Because the last time I looke at any entry standards, there were few listing former service as ideal or preferred. I that's your CO's standard, that's his - but I would assume he would write that down somewhere.

Edit: As another poster has put if far more eloquently than I was going to, I'll remove this portion. However, there are other advantages beyond commissioning from within - I believe the salary for some entry schemes don't come from Regimental coffers.
 
The key disadvantage to doing all of your recruiting "in house" is that you end of with a closed and self-perpetuating culture that can go quite stale....
 
Brihard said:
The blunt truth on this- if we have a good, tour experienced Cpl who would like to commission and is suitable, why would we bother taken an unproven civilian?

I felt this very same way regarding infantry reserve privates and corporals wanting to CT to the regular force battalions.  I can't remember off hand but I think CdnAviator had a really good response to it.
 
PPCLI Guy said:
The key disadvantage to doing all of your recruiting "in house" is that you end of with a closed and self-perpetuating culture that can go quite stale....

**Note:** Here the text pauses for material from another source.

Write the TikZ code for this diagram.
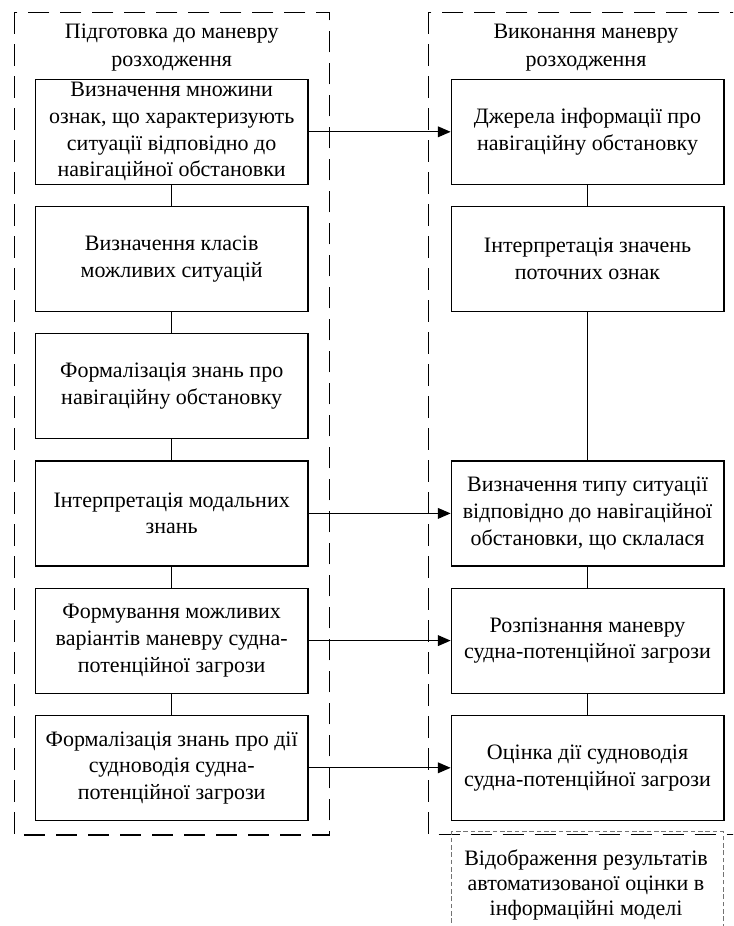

The majority of our subalterns have transferred in from other units. Thinking off the top of my head we have two or perhaps three off the street into our unit as officers. I think they all recruited while I was on tour, and slipped my mind- two have worked out well. One, not so much. Two were MCpl to 2lt elsewhere then came to us for school or employment. One was a reserve DEO in another unit. One was a reg force 2lt in another trade who did his VIE then went reserves and changed trades. One was a Cpl with us but has not yet been able to get time off work for DP1.1. So a decent variety actually. A few more 'off the street' and one officer VOT had singularly brief and inillustrious careers with us in the past few years.

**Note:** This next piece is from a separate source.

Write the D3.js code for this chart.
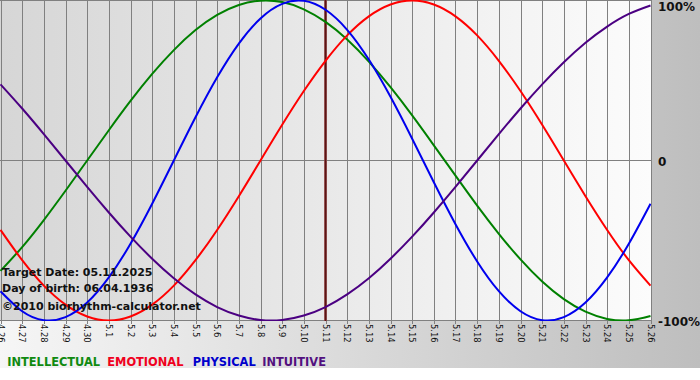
<!DOCTYPE html>
<html><head><meta charset="utf-8">
<script src="https://cdn.jsdelivr.net/npm/d3@7"></script>
<style>html,body{margin:0;padding:0;background:#fff;}svg{display:block;}</style>
</head><body>
<svg id="c" width="700" height="380"></svg>
<script>
const dayLabels = ["4.26","4.27","4.28","4.29","4.30","5.1","5.2","5.3","5.4","5.5","5.6","5.7","5.8","5.9","5.10","5.11","5.12","5.13","5.14","5.15","5.16","5.17","5.18","5.19","5.20","5.21","5.22","5.23","5.24","5.25","5.26"];
const targetIndex = 15;
const intellectual = [-0.690,-0.541,-0.372,-0.189,0,0.189,0.372,0.541,0.690,0.815,0.910,0.972,0.999,0.990,0.945,0.866,0.756,0.618,0.458,0.282,0.095,-0.095,-0.282,-0.458,-0.618,-0.756,-0.866,-0.945,-0.990,-0.999,-0.972];
const emotional = [-0.434,-0.623,-0.782,-0.901,-0.975,-1,-0.975,-0.901,-0.782,-0.623,-0.434,-0.223,0,0.223,0.434,0.623,0.782,0.901,0.975,1,0.975,0.901,0.782,0.623,0.434,0.223,0,-0.223,-0.434,-0.623,-0.782];
const physical = [-0.817,-0.942,-0.998,-0.979,-0.888,-0.731,-0.520,-0.270,0,0.270,0.520,0.731,0.888,0.979,0.998,0.942,0.817,0.631,0.398,0.136,-0.136,-0.398,-0.631,-0.817,-0.942,-0.998,-0.979,-0.888,-0.731,-0.520,-0.270];
const intuitive = [0.476,0.325,0.165,0,-0.165,-0.325,-0.476,-0.614,-0.736,-0.837,-0.916,-0.969,-0.997,-0.997,-0.969,-0.916,-0.837,-0.736,-0.614,-0.476,-0.325,-0.165,0,0.165,0.325,0.476,0.614,0.736,0.837,0.916,0.969];
const seriesNames = ["INTELLECTUAL","EMOTIONAL","PHYSICAL","INTUITIVE"];
const yTickValues = [1,0,-1];
const yTickLabels = ["100%","0","-100%"];
const infoLines = ["Target Date: 05.11.2025","Day of birth: 06.04.1936","\u00A92010 biorhythm-calculator.net"];

const series = [
  {name:seriesNames[0], values:intellectual, color:"#008000", text:"#108a10"},
  {name:seriesNames[1], values:emotional, color:"#ff0000", text:"#f00020"},
  {name:seriesNames[2], values:physical, color:"#0000ee", text:"#0000cc"},
  {name:seriesNames[3], values:intuitive, color:"#4b0082", text:"#52107f"}
];

const svg = d3.select("#c");
const defs = svg.append("defs");
const bgGrad = defs.append("linearGradient").attr("id","bg").attr("x1","0").attr("x2","1").attr("y1","0").attr("y2","0");
bgGrad.append("stop").attr("offset","0").attr("stop-color","#f6f6f6");
bgGrad.append("stop").attr("offset","1").attr("stop-color","#bebebe");
const plotGrad = defs.append("linearGradient").attr("id","pg").attr("x1","0").attr("x2","1").attr("y1","0").attr("y2","0");
plotGrad.append("stop").attr("offset","0").attr("stop-color","#d6d6d6");
plotGrad.append("stop").attr("offset","1").attr("stop-color","#fcfcfc");

const W = 700, H = 380;
const x = d3.scaleLinear().domain([0, dayLabels.length-1]).range([0.5, 650.5]);
const y = d3.scaleLinear().domain([-1,1]).range([320.5, 0.5]);

svg.append("rect").attr("x",0).attr("y",0).attr("width",W).attr("height",368).attr("fill","url(#bg)");
svg.append("rect").attr("x",0).attr("y",0).attr("width",651).attr("height",321).attr("fill","url(#pg)");

defs.append("clipPath").attr("id","clip").append("rect").attr("x",0).attr("y",0).attr("width",651).attr("height",321);

// vertical grid lines
svg.append("g").selectAll("line").data(dayLabels).join("line")
  .attr("x1",(d,i)=>Math.round(x(i))+0.5).attr("x2",(d,i)=>Math.round(x(i))+0.5)
  .attr("y1",0).attr("y2",324)
  .attr("stroke","#808080").attr("stroke-width",1);
// horizontal lines
svg.append("g").selectAll("line").data(yTickValues).join("line")
  .attr("x1",0).attr("x2",651).attr("y1",d=>y(d)).attr("y2",d=>y(d))
  .attr("stroke","#808080").attr("stroke-width",1);

// target line
svg.append("line").attr("x1",x(targetIndex)).attr("x2",x(targetIndex)).attr("y1",0).attr("y2",321)
  .attr("stroke","#a05050").attr("stroke-width",2.6);
svg.append("line").attr("x1",x(targetIndex)).attr("x2",x(targetIndex)).attr("y1",0).attr("y2",321)
  .attr("stroke","#5a1414").attr("stroke-width",1.6);

const line = d3.line().x((d,i)=>x(i)).y(d=>y(d)).curve(d3.curveNatural);
const lg = svg.append("g").attr("clip-path","url(#clip)");
series.forEach(s=>{
  lg.append("path").attr("d",line(s.values)).attr("fill","none")
    .attr("stroke",s.color).attr("stroke-width",2);
});

// info text
svg.append("g").selectAll("text").data(infoLines).join("text")
  .attr("x",2).attr("y",(d,i)=>[276,292,310][i])
  .attr("font-family","DejaVu Sans, Verdana, sans-serif").attr("font-weight","bold")
  .attr("font-size",11).attr("fill","#111").text(d=>d);

// x labels
svg.append("g").selectAll("text").data(dayLabels).join("text")
  .attr("transform",(d,i)=>`translate(${x(i)},324) rotate(90)`)
  .attr("dy","0.35em").attr("text-anchor","start")
  .attr("font-family","DejaVu Sans, Verdana, sans-serif").attr("font-size",8.4)
  .attr("fill","#111").text(d=>d);

// y labels
svg.append("g").selectAll("text").data(yTickValues).join("text")
  .attr("x",658).attr("y",(d,i)=>Math.max(7, y(d)+1.5)).attr("dy","0.36em")
  .attr("font-family","DejaVu Sans, Verdana, sans-serif").attr("font-weight","bold")
  .attr("font-size",12).attr("fill","#111").text((d,i)=>yTickLabels[i]);

// legend
const legendX = [7.3,107.3,192.7,262.3];
svg.append("g").selectAll("text").data(series).join("text")
  .attr("x",(d,i)=>legendX[i]).attr("y",366)
  .attr("font-family","DejaVu Sans, Verdana, sans-serif").attr("font-weight","bold")
  .attr("font-size",11.4).attr("fill",d=>d.text).text(d=>d.name);
</script>
</body></html>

Were all of our Jr Os from the ranks in house, that would be one thing. But we have all kinds of people come from other cities who have already proven themselves. And we've recruited civilians who have produced some successes and proportionately more lacks thereof than when we commission troops or accept transfers of already qualified officers.

But it's not a question of 'policy' do much as, post-Kandahar, we have a very healthy platter of excellent. And usages with prior service in the ranks, and good junior officers who move into town are providing us with many already qualified candidates. Why hire someone who needs to do BMOQ, BMOQ-L, and DP1.1 when you can get a guy who has all that, or gets half of it PLARed via PLQ and has your experience? They are, in my mind, more meritorious candidates. And we're also not short of officer aspirants who, facing no vacancies, are quite happy to join in the ranks and see if they can earn consideration for commissioning as a similarly meritorious candidate down the road.

We're not the regs. We can't lock in a guy for six or eight years and accept that it might take a quarter of that to get them trained. Taking someone who's already much of the way to OFP and/or has prior service just makes sense. It's neither formal nor informal policy; just that each time we have a position in the past few years, the calculus comes out pretty close to the same.